The Alberta government and privately held clean energy firm Swan Hills Synfuels have agreed to discontinue their $285 million carbon capture storage funding agreement as lower than expected natural gas prices have pushed back timelines for production of synthetic gas and associated plans for carbon capture.
In a statement released earlier this week, Swan Hills Synfuels CEO Martin Lambert said the decision has been brought about by market conditions.
“At present, it’s more economical to purchase natural gas than it is to manufacture synthetic gas,” Lambert said. “It’s a market reality that has led to significant delays on the CCS side of the project.”

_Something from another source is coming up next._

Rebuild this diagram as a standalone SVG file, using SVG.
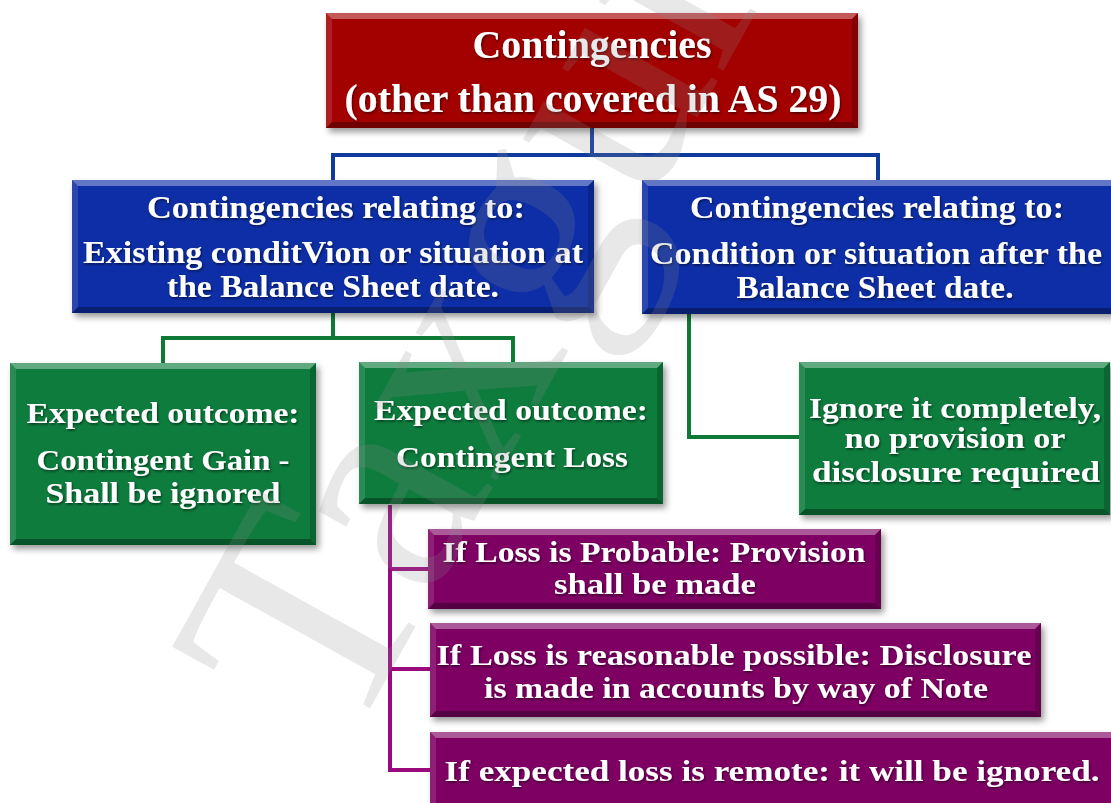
<svg xmlns="http://www.w3.org/2000/svg" width="1111" height="803" viewBox="0 0 1111 803">
  <defs>
    <filter id="boxShadow" x="-10%" y="-10%" width="125%" height="140%">
      <feDropShadow dx="3" dy="4" stdDeviation="3" flood-color="#000" flood-opacity="0.4"/>
    </filter>
    <filter id="textShadow" x="-5%" y="-20%" width="110%" height="150%">
      <feDropShadow dx="1" dy="1.5" stdDeviation="0.8" flood-color="#000" flood-opacity="0.55"/>
    </filter>
    <style>
      .red { fill: #a30606; }
      .blue { fill: #0a2fa6; }
      .green { fill: #077b3c; }
      .purple { fill: #7e0564; }
      .base { filter: url(#boxShadow); }
      .bt { fill: #ffffff; fill-opacity: 0.35; }
      .bl { fill: #ffffff; fill-opacity: 0.12; }
      .bb { fill: #000000; fill-opacity: 0.32; }
      .br { fill: #000000; fill-opacity: 0.18; }
      .lbl { font-family: "Liberation Serif", "DejaVu Serif", serif; font-weight: bold; fill: #ffffff; text-anchor: middle; filter: url(#textShadow); }
      .t1 { font-size: 39px; }
      .t2 { font-size: 31px; }
      .t3 { font-size: 30px; }
      .conn { fill: none; stroke-width: 4; stroke-linecap: square; }
      .c-blue { stroke: #0f3c9c; }
      .c-green { stroke: #0e7a36; }
      .c-purple { stroke: #9a0a7e; }
      .wm { font-family: "Liberation Serif", serif; font-size: 310px; fill: #8c8c8c; fill-opacity: 0.2; }
    </style>
  </defs>

  <rect width="1111" height="803" fill="#ffffff"/>

  <!-- connectors -->
  <g id="connectors">
    <path class="conn c-blue" d="M592,128 V155 M333,155 H878 M333,155 V180 M878,155 V180"/>
    <path class="conn c-green" d="M333,313 V338 M163,338 H513 M163,338 V363 M513,338 V362"/>
    <path class="conn c-green" d="M689,316 V437 H800"/>
    <path class="conn c-purple" d="M390,507 V770 M390,569 H428 M390,669 H430 M390,770 H430"/>
  </g>

  <!-- root -->
  <g id="contingencies">
    <rect class="base red" x="326" y="13" width="532" height="115"/>
    <polygon class="bt" points="326,13 858,13 852,19 332,19"/>
    <polygon class="bl" points="326,13 332,19 332,122 326,128"/>
    <polygon class="br" points="858,13 852,19 852,122 858,128"/>
    <polygon class="bb" points="326,128 858,128 852,122 332,122"/>
    <text class="lbl t1" x="592" y="58" textLength="239" lengthAdjust="spacingAndGlyphs">Contingencies</text>
    <text class="lbl t1" x="593" y="112" textLength="497" lengthAdjust="spacingAndGlyphs">(other than covered in AS 29)</text>
  </g>

  <g id="existing-condition">
    <rect class="base blue" x="72" y="180" width="522" height="133"/>
    <polygon class="bt" points="72,180 594,180 588,186 78,186"/>
    <polygon class="bl" points="72,180 78,186 78,307 72,313"/>
    <polygon class="br" points="594,180 588,186 588,307 594,313"/>
    <polygon class="bb" points="72,313 594,313 588,307 78,307"/>
    <text class="lbl t2" x="336" y="218" textLength="378" lengthAdjust="spacingAndGlyphs">Contingencies relating to:</text>
    <text class="lbl t2" x="333" y="263" textLength="500" lengthAdjust="spacingAndGlyphs">Existing conditVion or situation at</text>
    <text class="lbl t2" x="333" y="297" textLength="332" lengthAdjust="spacingAndGlyphs">the Balance Sheet date.</text>
  </g>

  <g id="after-condition">
    <rect class="base blue" x="642" y="180" width="478" height="134"/>
    <polygon class="bt" points="642,180 1120,180 1114,186 648,186"/>
    <polygon class="bl" points="642,180 648,186 648,308 642,314"/>
    <polygon class="bb" points="642,314 1120,314 1114,308 648,308"/>
    <text class="lbl t2" x="877" y="218" textLength="374" lengthAdjust="spacingAndGlyphs">Contingencies relating to:</text>
    <text class="lbl t2" x="876" y="264" textLength="452" lengthAdjust="spacingAndGlyphs">Condition or situation after the</text>
    <text class="lbl t2" x="875" y="298" textLength="277" lengthAdjust="spacingAndGlyphs">Balance Sheet date.</text>
  </g>

  <g id="contingent-gain">
    <rect class="base green" x="10" y="363" width="306" height="182"/>
    <polygon class="bt" points="10,363 316,363 310,369 16,369"/>
    <polygon class="bl" points="10,363 16,369 16,539 10,545"/>
    <polygon class="br" points="316,363 310,369 310,539 316,545"/>
    <polygon class="bb" points="10,545 316,545 310,539 16,539"/>
    <text class="lbl t3" x="163" y="423" textLength="273" lengthAdjust="spacingAndGlyphs">Expected outcome:</text>
    <text class="lbl t3" x="163" y="470" textLength="253" lengthAdjust="spacingAndGlyphs">Contingent Gain -</text>
    <text class="lbl t3" x="163" y="503" textLength="235" lengthAdjust="spacingAndGlyphs">Shall be ignored</text>
  </g>

  <g id="contingent-loss">
    <rect class="base green" x="359" y="362" width="304" height="142"/>
    <polygon class="bt" points="359,362 663,362 657,368 365,368"/>
    <polygon class="bl" points="359,362 365,368 365,498 359,504"/>
    <polygon class="br" points="663,362 657,368 657,498 663,504"/>
    <polygon class="bb" points="359,504 663,504 657,498 365,498"/>
    <text class="lbl t3" x="511" y="420" textLength="274" lengthAdjust="spacingAndGlyphs">Expected outcome:</text>
    <text class="lbl t3" x="512" y="467" textLength="232" lengthAdjust="spacingAndGlyphs">Contingent Loss</text>
  </g>

  <g id="ignore-completely">
    <rect class="base green" x="799" y="362" width="311" height="153"/>
    <polygon class="bt" points="799,362 1110,362 1104,368 805,368"/>
    <polygon class="bl" points="799,362 805,368 805,509 799,515"/>
    <polygon class="br" points="1110,362 1104,368 1104,509 1110,515"/>
    <polygon class="bb" points="799,515 1110,515 1104,509 805,509"/>
    <text class="lbl t3" x="955" y="418" textLength="292" lengthAdjust="spacingAndGlyphs">Ignore it completely,</text>
    <text class="lbl t3" x="955" y="448" textLength="221" lengthAdjust="spacingAndGlyphs">no provision or</text>
    <text class="lbl t3" x="956" y="482" textLength="288" lengthAdjust="spacingAndGlyphs">disclosure required</text>
  </g>

  <g id="loss-probable">
    <rect class="base purple" x="428" y="529" width="453" height="80"/>
    <polygon class="bt" points="428,529 881,529 875,535 434,535"/>
    <polygon class="bl" points="428,529 434,535 434,603 428,609"/>
    <polygon class="br" points="881,529 875,535 875,603 881,609"/>
    <polygon class="bb" points="428,609 881,609 875,603 434,603"/>
    <text class="lbl t3" x="654" y="562" textLength="423" lengthAdjust="spacingAndGlyphs">If Loss is Probable: Provision</text>
    <text class="lbl t3" x="655" y="594" textLength="202" lengthAdjust="spacingAndGlyphs">shall be made</text>
  </g>

  <g id="loss-possible">
    <rect class="base purple" x="430" y="623" width="611" height="94"/>
    <polygon class="bt" points="430,623 1041,623 1035,629 436,629"/>
    <polygon class="bl" points="430,623 436,629 436,711 430,717"/>
    <polygon class="br" points="1041,623 1035,629 1035,711 1041,717"/>
    <polygon class="bb" points="430,717 1041,717 1035,711 436,711"/>
    <text class="lbl t3" x="734" y="665" textLength="595" lengthAdjust="spacingAndGlyphs">If Loss is reasonable possible: Disclosure</text>
    <text class="lbl t3" x="736" y="698" textLength="504" lengthAdjust="spacingAndGlyphs">is made in accounts by way of Note</text>
  </g>

  <g id="loss-remote">
    <rect class="base purple" x="430" y="732" width="690" height="80"/>
    <polygon class="bt" points="430,732 1120,732 1114,738 436,738"/>
    <polygon class="bl" points="430,732 436,738 436,806 430,812"/>
    <text class="lbl t3" x="772" y="781" textLength="655" lengthAdjust="spacingAndGlyphs">If expected loss is remote: it will be ignored.</text>
  </g>

  <!-- faint watermark across the chart -->
  <text class="wm" transform="translate(347,750) rotate(-61)">Taxguru</text>
</svg>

Referring to the cancellation as a business decision driven by persistently low prices for the province’s natural gas, Alberta Energy Minister Ken Hughes said the province remains committed to carbon capture storage.
Hughes said the provincial government is moving forward with two oil sands related CCS projects – the Alberta Carbon Trunk Line and Shell Quest – which combined are expected to reduce greenhouse gas emissions by 2.76 million tonnes annually by 2016, the equivalent of taking 550,000 cars off the road.
Alberta’s government says the province’s geology makes it an ideal location for CCS because it has a layer of rock deep down with spaces to hold the carbon dioxide and a solid layer of caprock to permanently seal it in.
In 2011, the Alberta committed $285 million over 15 years to help Swan Hills Synfuels to capture the CO2 from the gasification of underground coal and sell it for use in enhanced oil recovery.
Deferred project timelines, however, have moved the carbon capture components of the project beyond the scope of the government’s funding requirements. As such, the government has not advanced any money for the development.